El lenguaje lleva en sí mismo la necesidad de su propia crítica. Esta crítica puede llevarse a cabo de acuerdo con  dos vías o dos estilos. El primero, el cuestionamiento sistemático e histórico de los conceptos fundantes de la filosofía. Esta es la manera más audaz de dar un paso fuera de la filosofía. La segunda elección consistiría, en conservar, denunciando aquí y allá sus límites, todos esos viejos conceptos: como instrumentos que pueden servir todavía. No se les presenta ya ningún valor de verdad, ni ninguna significación rigurosa, se estaría dispuestos a abandonarlos ocasionalmente si aparecen más cómodos otros instrumentos. Mientras tanto se explota su eficacia relativa y se los utiliza para destruir la antigua máquina a la que aquellos pertenecen y de la que ellos mismos son piezas. Es así como se critica el lenguaje de las ciencias humanas. Lévi-Strauss piensa así poder separar el método de la verdad, los instrumentos del método y las significaciones objetivas enfocadas por el medio. Él se mantendrá siempre fiel a esa doble intención: conservar como instrumento aquello cuyo valor de verdad critica.
El bricoleur es aquel que utiliza los medios de abordo. Los que encuentra a su disposición alrededor suyo, que no habían sido concebidos originalmente para la operación para la que se hace que sirvan. Hay pues una crítica del lenguaje bricolage e incluso se ha podido decir que el bricolage era el lenguaje crítico mismo, singularmente el de la crítica literaria:
Si se llama Bricolage a la necesidad de tomar prestados los propios conceptos del texto de una herencia más o menos coherente o arruinada, se debe decir que todo discurso es bricoleur.

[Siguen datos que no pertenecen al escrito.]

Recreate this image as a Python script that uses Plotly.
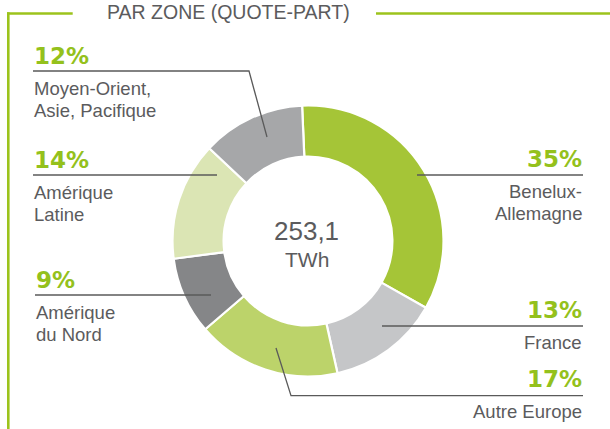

El ingeniero origen y constructor de su propio lenguaje, sintaxis y léxico, es un mito, el creador del verbo. Un mito producido por el bricoleur.
Las mitológicas son el momento en el mito reflexiona sobre sí y se critica a sí mismo. Aquí es donde vuelve a encontrarse la virtud mitopoética del Bricolage. Lo que se muestra más seductor en esta búsqueda crítica de un nuevo estatuto del discurso es el abandono declarado de toda referencia a un centro, a un sujeto, a una referencia privilegiada, aun origen, o a una arquía absoluta.
Derrida señala algunos puntos sobre el descentramiento presentes en Lévis Strauss.
  1. El interés del mito de referencia (mito bororo) proviene de su carácter irregular en el seno de un grupo.
  2. No hay unidad o fuente absoluta del mito. Todo empieza con la estructura, la configuración o la relación. El discurso sobre esa estructura a-céntrica que es el mito no puede tener a su vez él miso ni sujeto ni centro absolutos. Hay que renunciar a al discurso científico o filosófico, a la episteme. El discurso mitológico debe ser él mismo mitomorfo. Debe tener la forma de aquello de lo que habla.
Por una parte el estructuralismo se ofrece, justificadamente, como la crítica misma del empirismo. Pero al mismo tiempo no hay libro o estudio de Lévi-Strauss que no se proponga como un ensayo empírico que otras informaciones podrán en cualquier caso llegar a completar o refutar. Los esquemas estructurales se proponen siempre como hipótesis que proceden de una cantidad finita de información y a las que se somete a la prueba de la experiencia. Numerosos textos podrán demostrar este postulado.
A la totalización se la define tan pronto como inútil, tan pronto como imposible. La totalización puede juzgarse imposible en el sentido clásico: se evoca entonces el esfuerzo empírico de un sujeto o de un discurso finito que se sofoca en vano en pos de la riqueza infinita que no podrá dominar jamás. Pero se puede determinar de otra manera la no-totalización: no ya bajo el concepto de finitud como asignación a la empericidad sino bajo el concepto de juego. Si la totalización ya no tiene entonces sentido, no es porque la infinitud de un campo no pueda cubrirse por medio de la mirada o de un discurso finitos, sino porque la naturaleza del campo (el lenguaje, y un lenguaje finito) excluye la totalización: este campo es, en efecto, el de un juego, es decir, de sustituciones infinitas en la clausura de un conjunto finito. Ese campo tan solo permite tales sustituciones infinitas porque es finito, es decir, porque en lugar de ser un campo inagotable, como en la hipótesis clásica, en lugar de ser demasiado grande, le falta algo, a saber, un centro que detenga y funde el juego de las sustituciones. Se podría decir que ese movimiento del juego, permitido por la falta o por la ausencia de centro de origen es el movimiento de la suplementariedad. No se puede determinar el centro y agotar la totalización puesto que el signo que reemplaza al centro, que lo suple, que ocupa su lugar en su ausencia, ese signo se añade, viene por añadidura como suplemento. El movimiento de la significación añade algo, es lo que hace que haya siempre más, pero esa adición es flotante porque viene a ejercer una función vicaria, a suplir una falta por el lado del significado.
La sobreabundancia del significante, su carácter suplementario, depende, pues, de una finitud, es decir, de una falta que debe ser suplida.